The point being that there are somethings better done quickly and easily. Who wants to get all dressed up for a date, drive to the place only to have the guy dump you? No one!

So make your life easier, do this over the phone. I PROMISE you, when you look back on it in ten years, you'll know it was the right way to do it.
posted by Ruthless Bunny at 6:49 AM on July 11, 2013 [2 favorites]

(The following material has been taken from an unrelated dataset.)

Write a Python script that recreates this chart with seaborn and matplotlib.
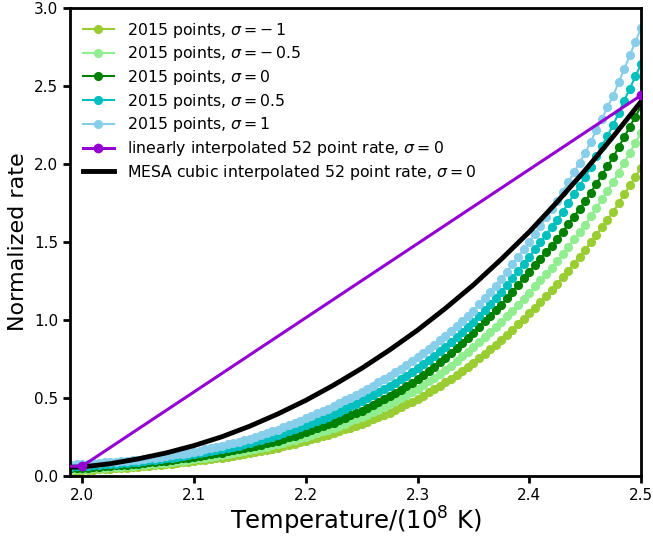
import numpy as np
import matplotlib
matplotlib.use("Agg")
import matplotlib.pyplot as plt
import seaborn as sns

# Temperature grid of the "2015 points" curves (T in 1e8 K)
T_2015 = np.round(np.arange(1.990, 2.50001, 0.005), 3)

rate_sig_m1 = [
    0.0340, 0.0350,
    0.0360, 0.0380, 0.0401, 0.0421, 0.0442,
    0.0462, 0.0488, 0.0515, 0.0541, 0.0568,
    0.0594, 0.0625, 0.0657, 0.0688, 0.0720,
    0.0751, 0.0791, 0.0831, 0.0870, 0.0910,
    0.0950, 0.0997, 0.1044, 0.1090, 0.1137,
    0.1184, 0.1242, 0.1300, 0.1359, 0.1417,
    0.1475, 0.1544, 0.1613, 0.1682, 0.1751,
    0.1820, 0.1905, 0.1990, 0.2075, 0.2160,
    0.2245, 0.2344, 0.2444, 0.2543, 0.2643,
    0.2742, 0.2864, 0.2985, 0.3107, 0.3229,
    0.3350, 0.3494, 0.3638, 0.3782, 0.3926,
    0.4070, 0.4245, 0.4420, 0.4595, 0.4770,
    0.4945, 0.5155, 0.5365, 0.5576, 0.5786,
    0.5996, 0.6251, 0.6506, 0.6760, 0.7015,
    0.7270, 0.7557, 0.7844, 0.8130, 0.8417,
    0.8704, 0.9047, 0.9390, 0.9734, 1.0077,
    1.0420, 1.0794, 1.1167, 1.1541, 1.1914,
    1.2288, 1.2728, 1.3169, 1.3609, 1.4050,
    1.4490, 1.4976, 1.5462, 1.5949, 1.6435,
    1.6921, 1.7489, 1.8056, 1.8624, 1.9192,
    1.9760,
]

rate_sig_m05 = [
    0.0415, 0.0427,
    0.0440, 0.0463, 0.0485, 0.0508, 0.0530,
    0.0553, 0.0581, 0.0610, 0.0638, 0.0667,
    0.0695, 0.0729, 0.0763, 0.0798, 0.0832,
    0.0866, 0.0909, 0.0952, 0.0994, 0.1037,
    0.1080, 0.1132, 0.1184, 0.1235, 0.1287,
    0.1339, 0.1403, 0.1467, 0.1532, 0.1596,
    0.1660, 0.1737, 0.1814, 0.1891, 0.1968,
    0.2045, 0.2140, 0.2235, 0.2330, 0.2425,
    0.2520, 0.2632, 0.2745, 0.2857, 0.2970,
    0.3082, 0.3220, 0.3357, 0.3495, 0.3632,
    0.3770, 0.3933, 0.4097, 0.4260, 0.4424,
    0.4587, 0.4786, 0.4984, 0.5183, 0.5381,
    0.5580, 0.5821, 0.6062, 0.6303, 0.6544,
    0.6785, 0.7078, 0.7371, 0.7664, 0.7957,
    0.8250, 0.8569, 0.8888, 0.9208, 0.9527,
    0.9846, 1.0227, 1.0608, 1.0988, 1.1369,
    1.1750, 1.2151, 1.2552, 1.2952, 1.3353,
    1.3754, 1.4223, 1.4692, 1.5162, 1.5631,
    1.6100, 1.6644, 1.7188, 1.7732, 1.8276,
    1.8820, 1.9456, 2.0092, 2.0728, 2.1364,
    2.2000,
]

rate_sig_0 = [
    0.0490, 0.0505,
    0.0520, 0.0545, 0.0570, 0.0595, 0.0620,
    0.0645, 0.0676, 0.0707, 0.0738, 0.0769,
    0.0800, 0.0838, 0.0875, 0.0913, 0.0950,
    0.0988, 0.1034, 0.1081, 0.1127, 0.1174,
    0.1220, 0.1276, 0.1333, 0.1389, 0.1446,
    0.1502, 0.1572, 0.1641, 0.1711, 0.1780,
    0.1850, 0.1935, 0.2020, 0.2106, 0.2191,
    0.2276, 0.2381, 0.2485, 0.2590, 0.2695,
    0.2800, 0.2926, 0.3052, 0.3177, 0.3303,
    0.3429, 0.3583, 0.3737, 0.3892, 0.4046,
    0.4200, 0.4381, 0.4561, 0.4742, 0.4922,
    0.5103, 0.5322, 0.5542, 0.5761, 0.5981,
    0.6200, 0.6471, 0.6741, 0.7012, 0.7282,
    0.7553, 0.7882, 0.8212, 0.8541, 0.8871,
    0.9200, 0.9556, 0.9911, 1.0267, 1.0622,
    1.0978, 1.1402, 1.1827, 1.2251, 1.2676,
    1.3100, 1.3517, 1.3934, 1.4350, 1.4767,
    1.5184, 1.5667, 1.6150, 1.6634, 1.7117,
    1.7600, 1.8165, 1.8730, 1.9294, 1.9859,
    2.0424, 2.1079, 2.1734, 2.2390, 2.3045,
    2.3700,
]

rate_sig_p05 = [
    0.0605, 0.0622,
    0.0640, 0.0665, 0.0691, 0.0716, 0.0742,
    0.0767, 0.0798, 0.0828, 0.0859, 0.0889,
    0.0920, 0.0961, 0.1003, 0.1044, 0.1086,
    0.1127, 0.1178, 0.1228, 0.1279, 0.1329,
    0.1380, 0.1446, 0.1512, 0.1578, 0.1644,
    0.1710, 0.1792, 0.1874, 0.1956, 0.2038,
    0.2120, 0.2221, 0.2322, 0.2423, 0.2524,
    0.2625, 0.2750, 0.2875, 0.3000, 0.3125,
    0.3250, 0.3390, 0.3530, 0.3670, 0.3810,
    0.3950, 0.4120, 0.4290, 0.4460, 0.4630,
    0.4800, 0.4991, 0.5182, 0.5373, 0.5564,
    0.5755, 0.5984, 0.6213, 0.6442, 0.6671,
    0.6900, 0.7173, 0.7446, 0.7719, 0.7992,
    0.8265, 0.8592, 0.8919, 0.9246, 0.9573,
    0.9900, 1.0279, 1.0658, 1.1036, 1.1415,
    1.1794, 1.2245, 1.2696, 1.3148, 1.3599,
    1.4050, 1.4521, 1.4991, 1.5462, 1.5932,
    1.6403, 1.6952, 1.7502, 1.8051, 1.8601,
    1.9150, 1.9817, 2.0484, 2.1151, 2.1818,
    2.2485, 2.3268, 2.4051, 2.4834, 2.5617,
    2.6400,
]

rate_sig_p1 = [
    0.0727, 0.0748,
    0.0770, 0.0796, 0.0822, 0.0847, 0.0873,
    0.0899, 0.0929, 0.0959, 0.0990, 0.1020,
    0.1050, 0.1095, 0.1140, 0.1186, 0.1231,
    0.1276, 0.1331, 0.1386, 0.1440, 0.1495,
    0.1550, 0.1626, 0.1702, 0.1777, 0.1853,
    0.1929, 0.2023, 0.2117, 0.2212, 0.2306,
    0.2400, 0.2516, 0.2632, 0.2748, 0.2864,
    0.2980, 0.3124, 0.3268, 0.3412, 0.3556,
    0.3700, 0.3854, 0.4008, 0.4162, 0.4316,
    0.4470, 0.4656, 0.4842, 0.5028, 0.5214,
    0.5400, 0.5601, 0.5802, 0.6004, 0.6205,
    0.6406, 0.6645, 0.6884, 0.7122, 0.7361,
    0.7600, 0.7875, 0.8150, 0.8426, 0.8701,
    0.8976, 0.9301, 0.9626, 0.9950, 1.0275,
    1.0600, 1.1002, 1.1404, 1.1806, 1.2208,
    1.2610, 1.3088, 1.3566, 1.4044, 1.4522,
    1.5000, 1.5524, 1.6048, 1.6572, 1.7096,
    1.7620, 1.8236, 1.8852, 1.9468, 2.0084,
    2.0700, 2.1434, 2.2168, 2.2902, 2.3636,
    2.4370, 2.5236, 2.6102, 2.6968, 2.7834,
    2.8700,
]

# 52-point table entries (linear interpolation)
T_table = [1.75, 2.00, 2.50, 2.75]
rate_table = [0.020, 0.064, 2.440, 6.500]

# MESA cubic interpolated curve
T_mesa = [1.975, 2.000, 2.025, 2.050, 2.075, 2.100, 2.125, 2.150, 2.175, 2.200,
          2.225, 2.250, 2.275, 2.300, 2.325, 2.350, 2.375, 2.400, 2.425, 2.450,
          2.475, 2.500]
rate_mesa = [0.054, 0.058, 0.079, 0.110, 0.148, 0.195, 0.252, 0.320, 0.398, 0.485,
             0.583, 0.690, 0.808, 0.935, 1.075, 1.225, 1.390, 1.565, 1.757, 1.960,
             2.175, 2.400]

sigma_labels = [r"-\,1", r"-\,0.5", "0", "0.5", "1"]
sigma_colors = ["yellowgreen", "lightgreen", "green", "c", "skyblue"]
sigma_series = [rate_sig_m1, rate_sig_m05, rate_sig_0, rate_sig_p05, rate_sig_p1]

plt.rcParams["font.family"] = ["DejaVu Sans"]
plt.rcParams["mathtext.fontset"] = "dejavusans"

fig, ax = plt.subplots(figsize=(6.53, 5.38), dpi=100)
fig.subplots_adjust(left=0.1072, right=0.9816, top=0.9851, bottom=0.1152)

for lab, col, vals in zip(sigma_labels, sigma_colors, sigma_series):
    sns.lineplot(x=T_2015, y=vals, ax=ax, color=col, lw=1.5, marker="o",
                 markersize=6.6, markeredgewidth=0, markeredgecolor=col,
                 label=r"2015 points, $\sigma = %s$" % lab, sort=False,
                 estimator=None)

sns.lineplot(x=T_table, y=rate_table, ax=ax, color="darkviolet", lw=2.2,
             marker="o", markersize=7, markeredgewidth=0,
             markeredgecolor="darkviolet", zorder=5, sort=False, estimator=None,
             label=r"linearly interpolated 52 point rate, $\sigma = 0$")
sns.lineplot(x=T_mesa, y=rate_mesa, ax=ax, color="black", lw=3.5, zorder=4,
             sort=False, estimator=None,
             label=r"MESA cubic interpolated 52 point rate, $\sigma = 0$")

ax.set_xlim(1.989, 2.5)
ax.set_ylim(0, 3.0)
ax.set_xticks([2.0, 2.1, 2.2, 2.3, 2.4, 2.5])
ax.set_yticks([0.0, 0.5, 1.0, 1.5, 2.0, 2.5, 3.0])
ax.set_xticklabels(["2.0", "2.1", "2.2", "2.3", "2.4", "2.5"])
ax.set_yticklabels(["0.0", "0.5", "1.0", "1.5", "2.0", "2.5", "3.0"])
ax.tick_params(axis="both", direction="out", length=5, width=2, labelsize=11,
               colors="black")
for sp in ax.spines.values():
    sp.set_linewidth(2)
    sp.set_color("black")

ax.set_xlabel(r"Temperature/($10^8$ K)", fontsize=17.5, labelpad=1.5)
ax.set_ylabel("Normalized rate", fontsize=16)

leg = ax.legend(loc="upper left", frameon=False, fontsize=11.3,
                labelspacing=0.3, borderaxespad=0.4)

fig.savefig("out.png", dpi=100)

If you were in your SO's shoes, what would you prefer? Clearly, they're not going to be happy about any of the options... you can't really "win" unless you borrow or rent a vehicle and drive there. They could feel put-upon in any case. Do what you think is fair. Personally, I don't think breaking up by phone is hurtful in your situation.
posted by wryly at 10:57 AM on July 11, 2013


Phone. What is your soon-to-be-ex going to say, "I wish they'd gotten me all excited to see them and have me clear off my weekend so they could break up with me"?

After the breakup speech, you could say, "I'd like to cut off contact, but if you're in my town and you want to discuss the breakup face-to-face, let me know."
posted by Unangenehm at 1:42 PM on July 11, 2013


A couple years ago, I broke up a serious, year-plus long LDR over the phone because of an essentially identical situation (would have been stuck at his house needing a ride back to the train station). He told me he was mad that I didn't say it in person (although he was pretty mad anyway so who knows what difference it would have made) but I have never once doubted that it was the right decision. And I definitely think a phone call is kinder than the humiliating experience that is being broken up with in a public place like a restaurant.
posted by naoko at 4:30 PM on July 11, 2013


nthing the "Just use the phone" advice.
posted by Juffo-Wup at 6:02 PM on July 11, 2013


Now, this is slightly dependent on how long you've been dating/how serious the relationship is, but... they live an hour away? Definitely use the phone. The conversation itself should not last as long as two hours.

If they want more closure, if they want to meet in person, and if you want to, that can happen after/be decided during the phone conversation.